Treating people with false-positive skin tests as though they were truly infected incurs tremendous cost. It is not just the child who must be evaluated and treated; it also the child's family. And with public health departments increasingly strapped for funds and manpower, evaluating the families of children with false positive skin test results is a low priority, Starke said.
"This means the TB skin test is very useful for high risk children and next to useless and I may even submit to you harmful for low-risk children," Starke said. "I believe it actually does more harm than good because we don't have kids in the suburbs dying from TB. That is not what is happening. I take care of between 40 and 80 children a year with active TB and virtually none of the cases would have been prevented through any kind of screening program that ever has been set up.
"Screening has been de-emphasized by the CDC and AAP over the last few years," he continued. "It is a terrible test for low-risk children. Mass screening is probably not cost beneficial unless the mass infection rate is greater than 30% and you have more than 65% adherence to therapy; in other words, the treatment actually does some good. The only group of individuals who may fit this bill in certain communities are foreign-born children. School-based testing as mass testing is a horrible idea. One may use the schools to reach certain groups of high-risk children, and I am not underestimating the moral, social, and ethical problems that this causes, but in terms of a strategy it is what makes the most sense. Mass testing of children is a bad idea."
So what is the answer? The CDC and AAP devised an alternative method for evaluating skin tests depending on the child's risk for infection. For example, a 5-mm reaction is considered a positive result in people who are at the highest risk for developing disease. This highest risk population includes people who are immunocompromised, those who are in close contact with someone who has TB, or those who are suspected of having TB. Although this recommendation may create more false positive results, it may help ensure that those most at risk for developing the disease will be identified.
At the other end of the spectrum, Starke suggested no testing for children at low risk for infection. Pediatricians uncomfortable with that suggestion or those living in areas with a prevalence of TB, or for children whose history of exposure is unknown, may test children before entry into school or at adolescence. Testing children at 1 year of age is no longer endorsed by the AAP.
Children at high risk for infection should be tested periodically every two to three years; annual testing is not recommended.

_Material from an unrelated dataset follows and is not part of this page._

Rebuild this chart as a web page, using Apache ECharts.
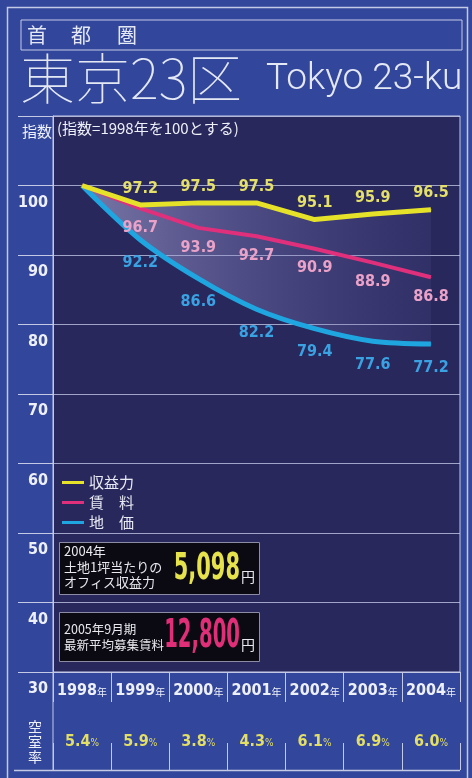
<!DOCTYPE html>
<html>
<head>
<meta charset="utf-8">
<script src="https://cdn.jsdelivr.net/npm/echarts@6/dist/echarts.min.js"></script>
<style>
	html,body{margin:0;padding:0;background:#32469b;}
	#chart{width:472px;height:778px;}
</style>
</head>
<body>
<div id="chart"></div>
<script>
//----------------------------
//		東京23区  指数チャート
//----------------------------
var years		= ["1998","1999","2000","2001","2002","2003","2004"];
var shuekiryoku	= [100, 97.2, 97.5, 97.5, 95.1, 95.9, 96.5];	// 収益力
var chinryo		= [100, 96.7, 93.9, 92.7, 90.9, 88.9, 86.8];	// 賃料
var chika		= [100, 92.2, 86.6, 82.2, 79.4, 77.6, 77.2];	// 地価
var kushitsu	= ["5.4","5.9","3.8","4.3","6.1","6.9","6.0"];	// 空室率 %
var yTicks		= [30, 40, 50, 60, 70, 80, 90, 100];

var NUM_FONT	= "'Liberation Sans Narrow','DejaVu Sans Condensed',sans-serif";
var JP_FONT		= "'Noto Sans CJK JP',sans-serif";
var LINE_CLR	= '#c4cae6';

var myChart = echarts.init(document.getElementById('chart'));

// 収益力と地価の間の塗り (地価の上に積む)
var fillGap = [];
for(var i=0;i<years.length;i++){
	fillGap.push(+(shuekiryoku[i]-chika[i]).toFixed(1));
}

function skipFirst(p){
	return p.dataIndex==0 ? '' : p.value.toFixed(1);
}
function valLabel(color,pos,dist){
	return {show:true,position:pos,distance:dist,formatter:skipFirst,
		color:color,fontFamily:NUM_FONT,fontWeight:'bold',fontSize:16};
}
function txt(text,x,y,size,color,extra){
	var st = {text:text,x:x,y:y,fill:color,fontSize:size,fontFamily:JP_FONT,align:'left',verticalAlign:'middle'};
	for(var k in extra) st[k] = extra[k];
	return {type:'text',silent:true,z:50,style:st};
}
// 縦長の数字 (横を縮める)
function bigNum(text,x,y,size,sx,color){
	return {type:'text',silent:true,z:50,x:x,y:y,scaleX:sx,
		style:{text:text,x:0,y:0,fill:color,fontSize:size,fontFamily:NUM_FONT,fontWeight:'bold',align:'right',verticalAlign:'middle'}};
}

var graphics = [
	// 外枠
	{type:'rect',silent:true,z:0,shape:{x:7.5,y:7.5,width:460,height:800},style:{fill:null,stroke:LINE_CLR,lineWidth:1.5}},
	{type:'rect',silent:true,z:0,shape:{x:21,y:20,width:441,height:30},style:{fill:null,stroke:LINE_CLR,lineWidth:1}},
	txt('首',27,35,20,'#e4e8f4'),
	txt('都',71,35,20,'#e4e8f4'),
	txt('圏',117,35,20,'#e4e8f4'),
	txt('東京23区',20,78,55,'#e4e8f4',{fontWeight:100}),
	txt('Tokyo 23-ku',266,80,37,'#e4e8f4',{fontFamily:'Roboto,sans-serif',fontWeight:300}),
	// ヘッダ
	txt('指数',22,131,15,'#eef0f8'),
	txt('(指数=1998年を100とする)',57,128,15,'#eef0f8'),
	// 左の区切り線 (下段)
	{type:'line',silent:true,z:5,shape:{x1:53,y1:672,x2:53,y2:770},style:{stroke:LINE_CLR,lineWidth:1}},
	{type:'line',silent:true,z:5,shape:{x1:14,y1:770.5,x2:460,y2:770.5},style:{stroke:LINE_CLR,lineWidth:1.5}},
	txt('空\n室\n率',28,742,14,'#eef0f8',{lineHeight:15}),
	// 収益力ボックス
	{type:'rect',silent:true,z:40,shape:{x:59.5,y:542.5,width:200,height:52},style:{fill:'#0b0a12',stroke:'#8c8ca4',lineWidth:1}},
	txt('2004年',64,551,13,'#e8e8ee'),
	txt('土地1坪当たりの',64,567,13,'#e8e8ee'),
	txt('オフィス収益力',64,582,13,'#e8e8ee'),
	bigNum('5,098',240,569,37,0.63,'#e6e24c'),
	txt('円',241,577,14,'#e8e8ee'),
	// 賃料ボックス
	{type:'rect',silent:true,z:40,shape:{x:59.5,y:612.5,width:200,height:49},style:{fill:'#0b0a12',stroke:'#8c8ca4',lineWidth:1}},
	txt('2005年9月期',64,629,12.5,'#e8e8ee'),
	txt('最新平均募集賃料',64,645,12.5,'#e8e8ee'),
	bigNum('12,800',240,637,39,0.56,'#e02f78'),
	txt('円',241,645,14,'#e8e8ee')
];

var option = {
	animation:false,
	backgroundColor:'#32469b',
	legend:{
		orient:'vertical',left:57,top:470,itemGap:5,
		itemWidth:22,itemHeight:3,icon:'rect',
		data:['収益力','賃　料','地　価'],
		textStyle:{color:'#e8eaf4',fontSize:15,fontFamily:JP_FONT}
	},
	grid:{
		left:53,right:12,top:116,bottom:106,
		show:true,backgroundColor:'#28285c',borderColor:LINE_CLR,borderWidth:1
	},
	xAxis:[{
		type:'category',data:years,boundaryGap:true,
		axisLine:{lineStyle:{color:LINE_CLR}},
		axisTick:{show:true,interval:0,length:30,lineStyle:{color:LINE_CLR}},
		axisLabel:{
			interval:0,margin:11,
			formatter:function(v){return '{y|'+v+'}{n|年}';},
			rich:{
				y:{color:'#eef0f8',fontSize:16,fontFamily:NUM_FONT,fontWeight:'bold'},
				n:{color:'#eef0f8',fontSize:10,fontFamily:JP_FONT,padding:[3,0,0,0]}
			}
		}
	},{
		type:'category',data:years,boundaryGap:true,position:'bottom',offset:98,
		axisLine:{show:false},
		axisTick:{show:true,inside:true,interval:0,length:27,lineStyle:{color:LINE_CLR}},
		axisLabel:{
			inside:true,interval:0,margin:20,
			formatter:function(v,idx){return '{v|'+kushitsu[idx]+'}{p|%}';},
			rich:{
				v:{color:'#e2de66',fontSize:16,fontFamily:NUM_FONT,fontWeight:'bold'},
				p:{color:'#e2de66',fontSize:10,fontFamily:NUM_FONT,padding:[3,0,0,0]}
			}
		}
	}],
	yAxis:{
		type:'value',min:30,max:110,interval:10,
		axisLine:{show:true,lineStyle:{color:LINE_CLR}},
		axisTick:{show:true,length:35,lineStyle:{color:LINE_CLR}},
		splitLine:{lineStyle:{color:'rgba(200,206,236,0.75)',width:1}},
		axisLabel:{
			margin:5,verticalAlign:'top',padding:[9,0,0,0],
			color:'#eef0f8',fontSize:16,fontFamily:NUM_FONT,fontWeight:'bold',
			formatter:function(v){return yTicks.indexOf(v)<0 ? '' : v;}
		}
	},
	graphic:graphics,
	series:[{
		name:'地　価',type:'line',stack:'fill',data:chika,smooth:0.3,
		symbol:'circle',symbolSize:1,z:4,
		lineStyle:{color:'#1fa6e0',width:5},itemStyle:{color:'#1fa6e0'},
		label:valLabel('#3aa2e2','bottom',15)
	},{
		name:'fill',type:'line',stack:'fill',data:fillGap,silent:true,
		symbol:'none',z:2,lineStyle:{width:0},
		areaStyle:{
			color:{type:'linear',x:0,y:0,x2:1,y2:0,colorStops:[
				{offset:0,color:'rgba(185,180,225,0.8)'},
				{offset:0.5,color:'rgba(140,135,200,0.5)'},
				{offset:1,color:'rgba(100,95,170,0.2)'}
			]}
		}
	},{
		name:'賃　料',type:'line',data:chinryo,symbol:'circle',symbolSize:1,z:5,
		lineStyle:{color:'#e0307c',width:4},itemStyle:{color:'#e0307c'},
		label:valLabel('#eaa2c8','bottom',11)
	},{
		name:'収益力',type:'line',data:shuekiryoku,symbol:'circle',symbolSize:1,z:6,
		lineStyle:{color:'#e6e22a',width:5},itemStyle:{color:'#e6e22a'},
		label:valLabel('#e4e06a','top',8)
	}]
};

myChart.setOption(option);
</script>
</body>
</html>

When a child does have a positive skin test, the pediatrician must take a thorough history to determine whether the child had in fact been exposed to TB. A good physical exam is imperative; signs and symptoms are often absent in children, and about one fourth of cases are extrapulmonary. In addition to assessing the child physically, pediatricians must also evaluate whether the child and family will adhere to treatment regimens.
"How do we treat TB infection? Still pretty much good old isoniazid, unless you know for a fact that the person [the child] got it from has isoniazid-resistant TB," Starke said. "This is where the health department should help you. For the majority of children, you will not have a source case and isoniazid is the treatment of choice."